++++ Information provided ++++

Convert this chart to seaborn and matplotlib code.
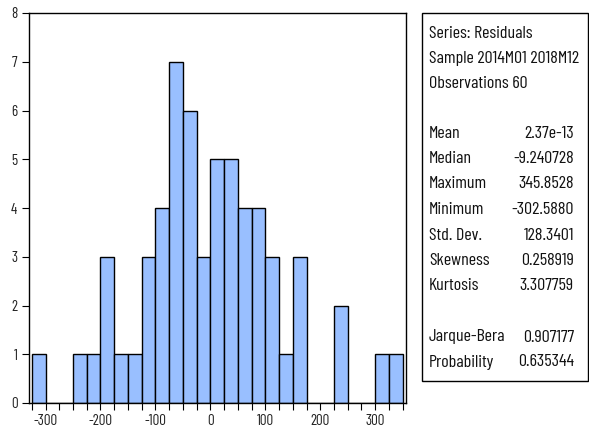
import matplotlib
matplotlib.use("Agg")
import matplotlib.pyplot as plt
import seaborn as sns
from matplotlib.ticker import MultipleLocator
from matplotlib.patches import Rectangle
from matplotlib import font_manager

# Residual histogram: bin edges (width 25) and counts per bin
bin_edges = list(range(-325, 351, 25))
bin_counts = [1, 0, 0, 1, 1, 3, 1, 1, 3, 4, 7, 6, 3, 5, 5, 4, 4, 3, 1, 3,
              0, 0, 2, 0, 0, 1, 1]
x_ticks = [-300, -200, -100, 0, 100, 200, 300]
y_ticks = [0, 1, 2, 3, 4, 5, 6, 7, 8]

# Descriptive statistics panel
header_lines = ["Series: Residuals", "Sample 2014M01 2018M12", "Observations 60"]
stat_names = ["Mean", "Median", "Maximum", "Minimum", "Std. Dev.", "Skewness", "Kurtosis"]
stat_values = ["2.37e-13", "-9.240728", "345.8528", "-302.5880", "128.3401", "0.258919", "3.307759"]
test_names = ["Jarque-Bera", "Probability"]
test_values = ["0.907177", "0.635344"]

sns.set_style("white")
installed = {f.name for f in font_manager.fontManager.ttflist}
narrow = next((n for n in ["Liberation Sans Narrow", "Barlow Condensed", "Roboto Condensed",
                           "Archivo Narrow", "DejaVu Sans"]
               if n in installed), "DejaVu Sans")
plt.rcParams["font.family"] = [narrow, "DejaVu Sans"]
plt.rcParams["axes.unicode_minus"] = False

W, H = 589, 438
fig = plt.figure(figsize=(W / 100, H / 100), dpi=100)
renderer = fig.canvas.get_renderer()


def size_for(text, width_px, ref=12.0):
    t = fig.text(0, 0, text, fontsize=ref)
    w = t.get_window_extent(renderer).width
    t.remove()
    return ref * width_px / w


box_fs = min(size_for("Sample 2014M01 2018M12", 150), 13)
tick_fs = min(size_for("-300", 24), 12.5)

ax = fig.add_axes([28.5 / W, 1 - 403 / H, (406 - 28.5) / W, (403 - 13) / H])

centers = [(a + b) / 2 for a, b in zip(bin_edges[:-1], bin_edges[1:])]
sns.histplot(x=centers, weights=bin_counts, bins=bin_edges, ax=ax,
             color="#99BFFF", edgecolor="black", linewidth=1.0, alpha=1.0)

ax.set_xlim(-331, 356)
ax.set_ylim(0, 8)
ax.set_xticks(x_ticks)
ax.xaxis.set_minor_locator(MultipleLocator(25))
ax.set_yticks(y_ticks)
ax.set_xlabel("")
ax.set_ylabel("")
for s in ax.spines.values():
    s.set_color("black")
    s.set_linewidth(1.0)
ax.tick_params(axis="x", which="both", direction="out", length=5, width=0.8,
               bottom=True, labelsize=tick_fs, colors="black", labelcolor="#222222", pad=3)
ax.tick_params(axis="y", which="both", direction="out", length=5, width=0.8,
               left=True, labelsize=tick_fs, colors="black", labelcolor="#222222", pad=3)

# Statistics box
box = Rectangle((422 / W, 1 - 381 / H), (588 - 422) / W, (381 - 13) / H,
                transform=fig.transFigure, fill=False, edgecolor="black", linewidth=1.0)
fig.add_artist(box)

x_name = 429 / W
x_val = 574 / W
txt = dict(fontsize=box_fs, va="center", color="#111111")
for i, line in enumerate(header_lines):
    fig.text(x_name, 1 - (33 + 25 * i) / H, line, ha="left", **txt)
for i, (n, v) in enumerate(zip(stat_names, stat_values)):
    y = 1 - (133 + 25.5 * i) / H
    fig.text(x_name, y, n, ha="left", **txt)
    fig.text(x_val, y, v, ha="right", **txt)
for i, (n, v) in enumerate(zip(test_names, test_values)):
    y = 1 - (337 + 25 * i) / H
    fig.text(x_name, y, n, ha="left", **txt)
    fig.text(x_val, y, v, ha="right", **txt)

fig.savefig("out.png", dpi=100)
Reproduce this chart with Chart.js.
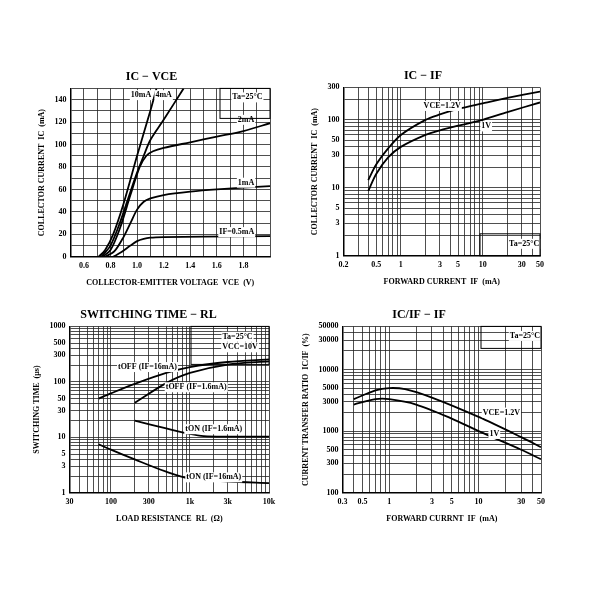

++++

■ **What you will do**: Leave the pictures out and output the rest of the listing exactly.

■ **Completed exercise**:
Convert this chart to seaborn and matplotlib code.
import matplotlib
matplotlib.use("Agg")
import matplotlib.pyplot as plt
import seaborn as sns
from matplotlib.ticker import MultipleLocator
from matplotlib.patches import Rectangle
from matplotlib import font_manager

# Residual histogram: bin edges (width 25) and counts per bin
bin_edges = list(range(-325, 351, 25))
bin_counts = [1, 0, 0, 1, 1, 3, 1, 1, 3, 4, 7, 6, 3, 5, 5, 4, 4, 3, 1, 3,
              0, 0, 2, 0, 0, 1, 1]
x_ticks = [-300, -200, -100, 0, 100, 200, 300]
y_ticks = [0, 1, 2, 3, 4, 5, 6, 7, 8]

# Descriptive statistics panel
header_lines = ["Series: Residuals", "Sample 2014M01 2018M12", "Observations 60"]
stat_names = ["Mean", "Median", "Maximum", "Minimum", "Std. Dev.", "Skewness", "Kurtosis"]
stat_values = ["2.37e-13", "-9.240728", "345.8528", "-302.5880", "128.3401", "0.258919", "3.307759"]
test_names = ["Jarque-Bera", "Probability"]
test_values = ["0.907177", "0.635344"]

sns.set_style("white")
installed = {f.name for f in font_manager.fontManager.ttflist}
narrow = next((n for n in ["Liberation Sans Narrow", "Barlow Condensed", "Roboto Condensed",
                           "Archivo Narrow", "DejaVu Sans"]
               if n in installed), "DejaVu Sans")
plt.rcParams["font.family"] = [narrow, "DejaVu Sans"]
plt.rcParams["axes.unicode_minus"] = False

W, H = 589, 438
fig = plt.figure(figsize=(W / 100, H / 100), dpi=100)
renderer = fig.canvas.get_renderer()


def size_for(text, width_px, ref=12.0):
    t = fig.text(0, 0, text, fontsize=ref)
    w = t.get_window_extent(renderer).width
    t.remove()
    return ref * width_px / w


box_fs = min(size_for("Sample 2014M01 2018M12", 150), 13)
tick_fs = min(size_for("-300", 24), 12.5)

ax = fig.add_axes([28.5 / W, 1 - 403 / H, (406 - 28.5) / W, (403 - 13) / H])

centers = [(a + b) / 2 for a, b in zip(bin_edges[:-1], bin_edges[1:])]
sns.histplot(x=centers, weights=bin_counts, bins=bin_edges, ax=ax,
             color="#99BFFF", edgecolor="black", linewidth=1.0, alpha=1.0)

ax.set_xlim(-331, 356)
ax.set_ylim(0, 8)
ax.set_xticks(x_ticks)
ax.xaxis.set_minor_locator(MultipleLocator(25))
ax.set_yticks(y_ticks)
ax.set_xlabel("")
ax.set_ylabel("")
for s in ax.spines.values():
    s.set_color("black")
    s.set_linewidth(1.0)
ax.tick_params(axis="x", which="both", direction="out", length=5, width=0.8,
               bottom=True, labelsize=tick_fs, colors="black", labelcolor="#222222", pad=3)
ax.tick_params(axis="y", which="both", direction="out", length=5, width=0.8,
               left=True, labelsize=tick_fs, colors="black", labelcolor="#222222", pad=3)

# Statistics box
box = Rectangle((422 / W, 1 - 381 / H), (588 - 422) / W, (381 - 13) / H,
                transform=fig.transFigure, fill=False, edgecolor="black", linewidth=1.0)
fig.add_artist(box)

x_name = 429 / W
x_val = 574 / W
txt = dict(fontsize=box_fs, va="center", color="#111111")
for i, line in enumerate(header_lines):
    fig.text(x_name, 1 - (33 + 25 * i) / H, line, ha="left", **txt)
for i, (n, v) in enumerate(zip(stat_names, stat_values)):
    y = 1 - (133 + 25.5 * i) / H
    fig.text(x_name, y, n, ha="left", **txt)
    fig.text(x_val, y, v, ha="right", **txt)
for i, (n, v) in enumerate(zip(test_names, test_values)):
    y = 1 - (337 + 25 * i) / H
    fig.text(x_name, y, n, ha="left", **txt)
    fig.text(x_val, y, v, ha="right", **txt)

fig.savefig("out.png", dpi=100)
Reproduce this chart with Chart.js.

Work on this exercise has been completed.